[START AVAILABLE DATA]
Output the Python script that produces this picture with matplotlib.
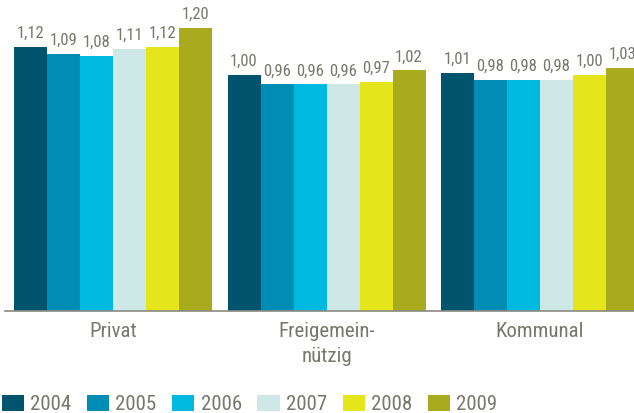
import matplotlib
matplotlib.use('Agg')
import matplotlib.pyplot as plt
import numpy as np

# Daten
kategorien = ['Privat', 'Freigemein-\nnützig', 'Kommunal']
jahre = ['2004', '2005', '2006', '2007', '2008', '2009']
werte = {
    '2004': [1.12, 1.00, 1.01],
    '2005': [1.09, 0.96, 0.98],
    '2006': [1.08, 0.96, 0.98],
    '2007': [1.11, 0.96, 0.98],
    '2008': [1.12, 0.97, 1.00],
    '2009': [1.20, 1.02, 1.03],
}
farben = ['#00546E', '#008DB5', '#00B9E0', '#CDE8E6', '#E5E51C', '#A8AB1E']

textfarbe = '#77776c'
plt.rcParams['font.family'] = ['Roboto Condensed', 'Roboto', 'DejaVu Sans']

fig = plt.figure(figsize=(6.34, 4.13), dpi=100)
ax = fig.add_axes([5 / 634, 102 / 413, 1 - 5 / 634, 1 - 102 / 413])

x = np.arange(len(kategorien))
w = 33 / 213.5
for i, j in enumerate(jahre):
    pos = x + (i - 2.5) * w
    bars = ax.bar(pos, werte[j], width=w, color=farben[i], linewidth=0, label=j)
    for b, v in zip(bars, werte[j]):
        ax.text(b.get_x() + b.get_width() / 2, v + 0.025, f'{v:.2f}'.replace('.', ','),
                ha='center', va='bottom', fontsize=12, color=textfarbe)

ax.set_xlim(-0.506, 2.44)
ax.set_ylim(0, 311 / 236)
ax.set_yticks([])
ax.set_xticks(x)
ax.set_xticklabels(kategorien, fontsize=15, color=textfarbe, linespacing=1.4)
ax.tick_params(axis='x', length=0, pad=8)
for s in ['top', 'right', 'left']:
    ax.spines[s].set_visible(False)
ax.spines['bottom'].set_color('#8a8a80')
ax.spines['bottom'].set_linewidth(1.2)

fig.legend(loc='lower left', bbox_to_anchor=(0.0, -0.008), ncol=6, frameon=False,
           fontsize=15, handlelength=1.06, handleheight=0.82, handletextpad=0.3,
           columnspacing=0.75, borderpad=0.1, borderaxespad=0.0, labelcolor=textfarbe)

fig.savefig('out.png', dpi=100)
[END AVAILABLE DATA]
- **WHAT IS ASKED**
All of the material above is to be copied exactly, except for its images.

- **TASK RESPONSE**
Output the Python script that produces this picture with matplotlib.
import matplotlib
matplotlib.use('Agg')
import matplotlib.pyplot as plt
import numpy as np

# Daten
kategorien = ['Privat', 'Freigemein-\nnützig', 'Kommunal']
jahre = ['2004', '2005', '2006', '2007', '2008', '2009']
werte = {
    '2004': [1.12, 1.00, 1.01],
    '2005': [1.09, 0.96, 0.98],
    '2006': [1.08, 0.96, 0.98],
    '2007': [1.11, 0.96, 0.98],
    '2008': [1.12, 0.97, 1.00],
    '2009': [1.20, 1.02, 1.03],
}
farben = ['#00546E', '#008DB5', '#00B9E0', '#CDE8E6', '#E5E51C', '#A8AB1E']

textfarbe = '#77776c'
plt.rcParams['font.family'] = ['Roboto Condensed', 'Roboto', 'DejaVu Sans']

fig = plt.figure(figsize=(6.34, 4.13), dpi=100)
ax = fig.add_axes([5 / 634, 102 / 413, 1 - 5 / 634, 1 - 102 / 413])

x = np.arange(len(kategorien))
w = 33 / 213.5
for i, j in enumerate(jahre):
    pos = x + (i - 2.5) * w
    bars = ax.bar(pos, werte[j], width=w, color=farben[i], linewidth=0, label=j)
    for b, v in zip(bars, werte[j]):
        ax.text(b.get_x() + b.get_width() / 2, v + 0.025, f'{v:.2f}'.replace('.', ','),
                ha='center', va='bottom', fontsize=12, color=textfarbe)

ax.set_xlim(-0.506, 2.44)
ax.set_ylim(0, 311 / 236)
ax.set_yticks([])
ax.set_xticks(x)
ax.set_xticklabels(kategorien, fontsize=15, color=textfarbe, linespacing=1.4)
ax.tick_params(axis='x', length=0, pad=8)
for s in ['top', 'right', 'left']:
    ax.spines[s].set_visible(False)
ax.spines['bottom'].set_color('#8a8a80')
ax.spines['bottom'].set_linewidth(1.2)

fig.legend(loc='lower left', bbox_to_anchor=(0.0, -0.008), ncol=6, frameon=False,
           fontsize=15, handlelength=1.06, handleheight=0.82, handletextpad=0.3,
           columnspacing=0.75, borderpad=0.1, borderaxespad=0.0, labelcolor=textfarbe)

fig.savefig('out.png', dpi=100)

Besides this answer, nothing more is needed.